When José Mourinho joined Manchester United in May of 2016 he was a bit of a wounded individual. His pride was obviously hurting after receiving the sack from Chelsea. Some kind of a reaction was to be expected. What United fans got was both a reaction and response that entailed both on and off the pitch shenanigans, backed up by good results.
The Special One does not disappoint
Mourinho won two trophies and a shield in his first season. Those results have mushroomed into the now growing winning mentality at Old Trafford. United finished sixth in the league last time, but the signs of progress were unmistakable. The foundation was laid.
This season, the progress in terms of results in the Premier League is crystal clear. Besides the hiccup at Huddersfield, the Red Devils look like serious contenders for the league title. 2018 will mark their fifth year without a league title but given their ultra-efficient defending and potential going forward, it is unlikely that they would go down—should they do—without a fight.
A “Mourinho” side
So, it is natural for Mourinho to feel at home in the middle of a campaign when they are doing things one would expect of a Mourinho side. On the field, United are defensively rock-solid and scoring enough goals to win games. Most often they are also executing game plans specifically tailored to counter their opponents.
Last season, the Portuguese was uncharacteristically mellow in most of his press conferences and interviews. He praised the team’s supporters at every opportunity in order to buy himself the time he thought he needed.

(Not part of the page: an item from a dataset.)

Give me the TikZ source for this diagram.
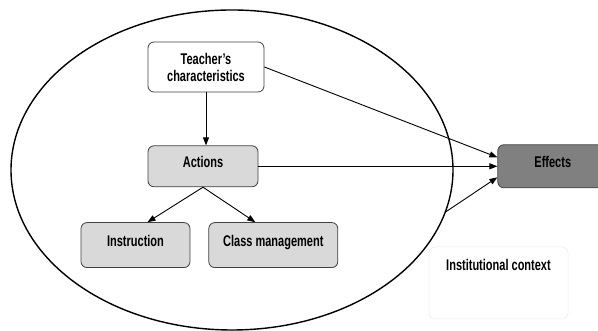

Getting everyone onto the bus
One could look on the apologetic gestures he motioned towards the Stretford End crowd—after his side beat Man City in the league cup—for the 4-0 hammering they had suffered at the hands of his former employers. The long interview he gave to the famous United We Stand fanzine (not the official programme) mentioning how he would like to travel on the ‘monkey bus’ back to Manchester with the fervent away supporters on the day they win the league, did not go unnoticed either. Mourinho had clearly anticipated the impact of his words then.
It is important to remember that United were on a bad run at the time. They had drawn a string of games at home. It seemed the Red Devils were simply unable to get out of a rut in the Premier League, one that eventually stifled them until the very end. Mourinho, however, had the fans on his side by then and that allowed him to get away with what was a sub-par season league-wise.
The Special One and only
This season however, José Mourinho is totally being himself, probably for the first time at United. He appears completely in his element. The Portuguese is throwing tantrums left, right and centre weaving narrative after narrative, primarily in a bid to create a false sense of ‘us versus them’. He is better at conflict than any other manager in the league and if there is not a conflict big enough to cause a stir around his club and not within, then he will create one.
And so he has.
His most recent allegations concerning the lack of support for United’s main striker Romelu Lukaku cannot be further from the truth but he has almost made supporters and the media question if it is indeed the case. Mourinho may have made the comment to simply divert attention from the Belgian’s bulging goal-drought. If so that was unnecessary as Lukaku, despite not scoring himself, has been contributing to the side as well as he was in the early weeks of the season. Perhaps more so.
Creating narratives to keep the press away from the actual football is José’s bread and butter. If not the referees then it would be opposition managers who are down. If not the injuries and bad luck then it would be a minor section of fans.
The Mourinho zone
José Mourinho is well aware that the Manchester United fans in general have admired his cocksure attitude sitting well with the results. And throughout his career, the brash management has rubbed players and staff the right way for most of the time. All of which has lead to good results and successful and trophy-laden seasons. The patience towards his often random—yet well-concocted in his own mind—accusations of fans not supporting the team the way they should be, will not wear thin as long as United do well on the pitch.
This is not a deviation from the norm. It was Mourinho’s way at Chelsea, at Real Madrid and now at Manchester United. It is a good thing that he is finally in his zone as that suggests he is comfortable about the direction his side is heading.
There are already reports of influential Manchester United fan groups inviting the manager over for concrete discussions to resolve the lack of atmosphere at Old Trafford. Like every big ground across the country, the 75,000 capacity stadium comes alive only for the very important matches where more than 3 points are at stake.
The issue is widespread and needs to be analysed to arrive at immediate and long-term solution. If the manager himself is initiating the conversation and it will most certainly include the fans then things could only get better from here on.